Samples can be prepared by the manufacturer for test conditions. As an example, testing requirements for electrical motors and controllers include performance testing and environmental testing. This testing requires the motor to run at a certain speed and torque to produce a torque-speed map curve. So it’s recommended that motor and controller manufacturers provide a CAN bus or a programmed controller with shielded cables to perform the test. Two sets of motor and controller samples are recommended to facilitate conduct testing in parallel and to avoid the risk of potential testing failures.

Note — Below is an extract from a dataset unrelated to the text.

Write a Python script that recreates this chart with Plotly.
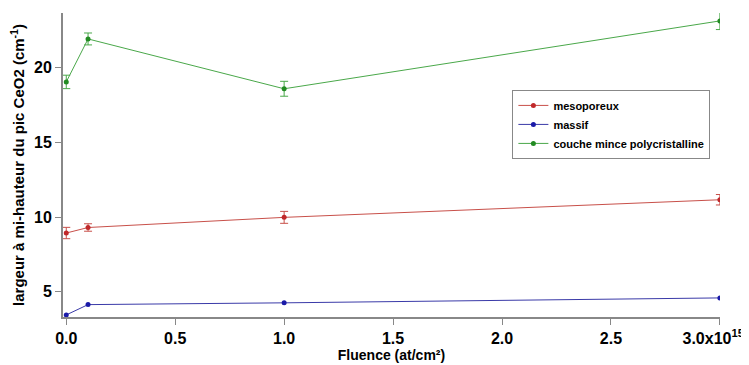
import plotly.graph_objects as go

# Fluence (en unités de 1e15 at/cm²)
fluence = [0.0, 0.1, 1.0, 3.0]

meso = [8.93, 9.30, 9.98, 11.16]
meso_err = [0.38, 0.25, 0.40, 0.35]

massif = [3.44, 4.13, 4.25, 4.58]

couche = [19.06, 21.94, 18.60, 23.15]
couche_err = [0.45, 0.40, 0.50, 0.58]

x_ticks = [0.0, 0.5, 1.0, 1.5, 2.0, 2.5, 3.0]
x_ticktext = ["0.0", "0.5", "1.0", "1.5", "2.0", "2.5",
              "3.0x10<sup>15</sup>\u00a0\u00a0\u00a0"]
y_ticks = [5, 10, 15, 20]

fig = go.Figure()

fig.add_trace(go.Scatter(
    x=fluence, y=meso, mode='lines+markers', name='mesoporeux',
    line=dict(color='#c8504a', width=1),
    marker=dict(color='#c0282a', size=5),
    error_y=dict(type='data', array=meso_err, color='#c8504a', thickness=1, width=4)
))
fig.add_trace(go.Scatter(
    x=fluence, y=massif, mode='lines+markers', name='massif',
    line=dict(color='#3a3aa8', width=1),
    marker=dict(color='#1a1aa8', size=5)
))
fig.add_trace(go.Scatter(
    x=fluence, y=couche, mode='lines+markers', name='couche mince polycristalline',
    line=dict(color='#4aa84a', width=1),
    marker=dict(color='#228b22', size=5),
    error_y=dict(type='data', array=couche_err, color='#4aa84a', thickness=1, width=4)
))

# la page ajoute une marge de 8 px autour de la figure
fig.update_layout(
    width=741, height=357,
    margin=dict(l=55, r=29, t=5, b=48),
    plot_bgcolor='white', paper_bgcolor='white',
    font=dict(family='Liberation Sans, Arial', color='black'),
    showlegend=True,
    legend=dict(
        x=0.684, y=0.747, xanchor='left', yanchor='top',
        bordercolor='#888888', borderwidth=1, bgcolor='white',
        font=dict(size=11, family='Liberation Sans, Arial', weight='bold'),
        tracegroupgap=0, itemwidth=30
    ),
    xaxis=dict(
        range=[-0.015, 3.0005], tickvals=x_ticks, ticktext=x_ticktext,
        showline=True, linecolor='#888888', linewidth=2,
        ticks='outside', ticklen=6, tickcolor='#888888',
        showgrid=False, zeroline=False, automargin=False,
        ticklabeloverflow='allow',
        tickfont=dict(size=16, weight='bold'),
        title=dict(text='Fluence (at/cm²)', font=dict(size=14, weight='bold'), standoff=4)
    ),
    yaxis=dict(
        range=[3.3, 23.68], tickvals=y_ticks,
        showline=True, linecolor='#888888', linewidth=2,
        ticks='outside', ticklen=6, tickcolor='#888888',
        showgrid=False, zeroline=False, automargin=False,
        tickfont=dict(size=16, weight='bold'),
        title=dict(text='largeur à mi-hauteur du pic CeO2 (cm<sup>-1</sup>)',
                   font=dict(size=15, weight='bold'), standoff=6)
    )
)

fig.write_html("out.html")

New Standards for MIIT Announcement
The MIIT has adopted GB/T (recommended GB) standards and QC/T (recommended automobile) standards for testing. Therefore, when applicable standards are updated, manufacturers are required to retest or conduct additional testing to meet the new requirements. A number of standards have been recently updated to replace older versions, including the standards for electrical motors and controllers, GB/T 18488.1-2015 (which replaces GB/T 18488.1-2006) and GB/T 18488.2-2015 (which replaces GB/T 18488.2-2006), along with the standard for zinc-air batteries, GB/T 18333.2-2015 (which replaces GB/Z 18333.2-2001. The effective date for meeting the requirements of these updated standards is September 1, 2015, so manufacturers should take action now to meet the new requirements.
New Energy Car
So-called “new energy” cars are still not common in China but there number is growing significantly. A number of electrical companies are considering the production of electric vehicles (EVs), and the government is also encouraging consumers and government departments to purchase new energy cars through tax incentives and by the broader development of EV charging stations and facilities.
Currently, entire EVs can be CCC certified. But some key components are outside of existing CCC categories. The CQC has issued some voluntary certification regulations for batteries, chargers and charging stations. The MIIT has also issued a list of tests required for new EVs and EV components, as noted in Table 1.
Manufacturers should prepare for these regulations accordingly. With the development of the new energy vehicle industry, certain components may also require CCC certification in the near future.